The Ceylon Herald
- Founder: Mackenzie Ross
- Founded: 7 September 1838
- Ceased publication: 30 June 1846
- Language: English
- Country: Ceylon
- Sister newspapers: The Overland Herald
- OCLC number: 751749281

= The Ceylon Herald =

Sri Lankan English language newspaper

The Ceylon Herald was an English-language newspaper in Ceylon. After The Ceylon Chronicle closed down on 3 September 1837 Mackenzie Ross bought the printing press and started The Ceylon Herald on 7 September 1838. The newspaper opposed the government bitterly. Governor Stewart-Mackenzie sued Mackenzie Ross for libel after The Ceylon Herald published an article alleging that the governor had gone to the Veddah country to purchase large amounts of land at nominal prices. Mackenzie Ross was acquitted after a trial before Chief Justice Anthony Oliphant.
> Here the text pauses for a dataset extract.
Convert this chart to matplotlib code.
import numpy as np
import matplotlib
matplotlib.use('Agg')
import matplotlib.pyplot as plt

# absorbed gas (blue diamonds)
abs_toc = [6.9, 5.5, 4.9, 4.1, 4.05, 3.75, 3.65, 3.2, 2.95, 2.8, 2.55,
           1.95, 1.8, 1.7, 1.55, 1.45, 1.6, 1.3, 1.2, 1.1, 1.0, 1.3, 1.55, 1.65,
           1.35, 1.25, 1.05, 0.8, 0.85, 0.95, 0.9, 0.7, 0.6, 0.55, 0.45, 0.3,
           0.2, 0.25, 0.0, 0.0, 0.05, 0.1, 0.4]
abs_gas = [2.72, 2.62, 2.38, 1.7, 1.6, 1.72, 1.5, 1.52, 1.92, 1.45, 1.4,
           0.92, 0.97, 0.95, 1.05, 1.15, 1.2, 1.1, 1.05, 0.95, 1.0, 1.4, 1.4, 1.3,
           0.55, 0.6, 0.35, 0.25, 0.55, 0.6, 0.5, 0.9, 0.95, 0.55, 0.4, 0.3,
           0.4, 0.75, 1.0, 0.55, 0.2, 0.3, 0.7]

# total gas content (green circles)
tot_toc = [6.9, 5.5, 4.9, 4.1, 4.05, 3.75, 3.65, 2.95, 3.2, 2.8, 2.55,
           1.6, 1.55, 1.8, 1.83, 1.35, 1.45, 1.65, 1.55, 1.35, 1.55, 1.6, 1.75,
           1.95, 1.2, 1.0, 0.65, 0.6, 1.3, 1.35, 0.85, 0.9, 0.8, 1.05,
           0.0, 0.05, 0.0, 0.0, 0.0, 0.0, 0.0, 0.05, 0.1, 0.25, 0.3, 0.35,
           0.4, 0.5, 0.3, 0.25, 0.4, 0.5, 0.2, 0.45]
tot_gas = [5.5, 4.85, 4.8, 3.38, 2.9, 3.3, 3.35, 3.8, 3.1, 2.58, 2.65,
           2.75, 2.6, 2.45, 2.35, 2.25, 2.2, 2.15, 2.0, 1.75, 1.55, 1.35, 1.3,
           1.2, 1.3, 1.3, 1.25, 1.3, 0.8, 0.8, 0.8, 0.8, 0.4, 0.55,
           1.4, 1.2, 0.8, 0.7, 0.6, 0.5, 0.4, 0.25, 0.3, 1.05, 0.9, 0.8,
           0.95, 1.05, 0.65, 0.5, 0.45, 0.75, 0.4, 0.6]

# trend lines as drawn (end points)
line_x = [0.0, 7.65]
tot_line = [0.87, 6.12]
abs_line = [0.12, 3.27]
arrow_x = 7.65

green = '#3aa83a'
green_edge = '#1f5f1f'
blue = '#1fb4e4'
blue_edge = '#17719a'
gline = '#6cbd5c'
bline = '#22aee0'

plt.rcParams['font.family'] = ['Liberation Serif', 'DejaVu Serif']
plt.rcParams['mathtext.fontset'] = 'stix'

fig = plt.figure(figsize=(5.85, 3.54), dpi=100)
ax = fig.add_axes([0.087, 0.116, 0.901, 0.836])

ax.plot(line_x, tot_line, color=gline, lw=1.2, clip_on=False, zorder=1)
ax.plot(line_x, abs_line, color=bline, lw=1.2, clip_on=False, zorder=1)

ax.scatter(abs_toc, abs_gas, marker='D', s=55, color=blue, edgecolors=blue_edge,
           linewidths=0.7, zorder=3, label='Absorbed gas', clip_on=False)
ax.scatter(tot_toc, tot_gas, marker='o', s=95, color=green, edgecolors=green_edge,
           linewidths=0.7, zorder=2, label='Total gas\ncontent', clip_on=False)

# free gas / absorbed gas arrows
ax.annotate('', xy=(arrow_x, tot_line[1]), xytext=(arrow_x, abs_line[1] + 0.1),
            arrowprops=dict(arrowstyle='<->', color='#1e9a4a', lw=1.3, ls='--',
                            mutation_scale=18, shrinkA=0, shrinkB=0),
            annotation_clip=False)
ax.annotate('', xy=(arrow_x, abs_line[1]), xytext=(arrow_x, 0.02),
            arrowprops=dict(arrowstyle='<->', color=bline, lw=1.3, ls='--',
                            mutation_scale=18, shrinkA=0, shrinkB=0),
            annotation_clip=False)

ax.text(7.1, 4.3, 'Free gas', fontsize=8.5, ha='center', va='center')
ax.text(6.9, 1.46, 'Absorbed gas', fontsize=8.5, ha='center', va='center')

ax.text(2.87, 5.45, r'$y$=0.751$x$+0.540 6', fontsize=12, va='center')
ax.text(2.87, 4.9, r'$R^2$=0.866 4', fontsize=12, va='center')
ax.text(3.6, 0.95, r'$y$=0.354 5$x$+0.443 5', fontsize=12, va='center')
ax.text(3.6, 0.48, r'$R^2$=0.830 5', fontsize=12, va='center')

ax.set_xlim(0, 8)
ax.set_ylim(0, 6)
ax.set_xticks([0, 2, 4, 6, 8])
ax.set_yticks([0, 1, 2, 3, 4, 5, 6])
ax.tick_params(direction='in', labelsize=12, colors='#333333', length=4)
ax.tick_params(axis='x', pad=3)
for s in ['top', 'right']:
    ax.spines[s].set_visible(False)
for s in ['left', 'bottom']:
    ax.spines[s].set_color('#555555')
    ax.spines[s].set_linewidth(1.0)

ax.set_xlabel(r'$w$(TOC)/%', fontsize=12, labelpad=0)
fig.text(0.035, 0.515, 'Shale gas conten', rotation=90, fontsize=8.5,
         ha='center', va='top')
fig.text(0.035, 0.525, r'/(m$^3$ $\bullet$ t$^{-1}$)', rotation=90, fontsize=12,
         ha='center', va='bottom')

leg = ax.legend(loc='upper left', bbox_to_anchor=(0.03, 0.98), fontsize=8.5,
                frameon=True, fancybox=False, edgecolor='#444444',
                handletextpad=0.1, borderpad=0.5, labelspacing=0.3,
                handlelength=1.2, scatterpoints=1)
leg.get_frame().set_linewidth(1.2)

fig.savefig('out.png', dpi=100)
The Ceylon Herald was sold to James Laing, the Deputy Postmaster in Kandy, on 29 November 1842. Under Laing's editorship the newspaper supported the government. Laing later sold the newspaper to another man who died in January 1845 after which the newspaper passed to his official administrator the Secretary of the District Court. The newspaper was edited by Knighton, Master of the Normal Seminary in Colombo, for a while before the printing press was sold to J. W. Schokman on 8 September 1845 for £1,178. Schokman however failed to settle the amounts due and on 1 July 1846 the printing press was sold to the owners of The Ceylon Times for £450. The last edition of The Ceylon Herald had been published on 30 June 1846.

The Ceylon Heralds sister newspaper, The Overland Herald, was published monthly from 24 June 1843 to 30 June 1846.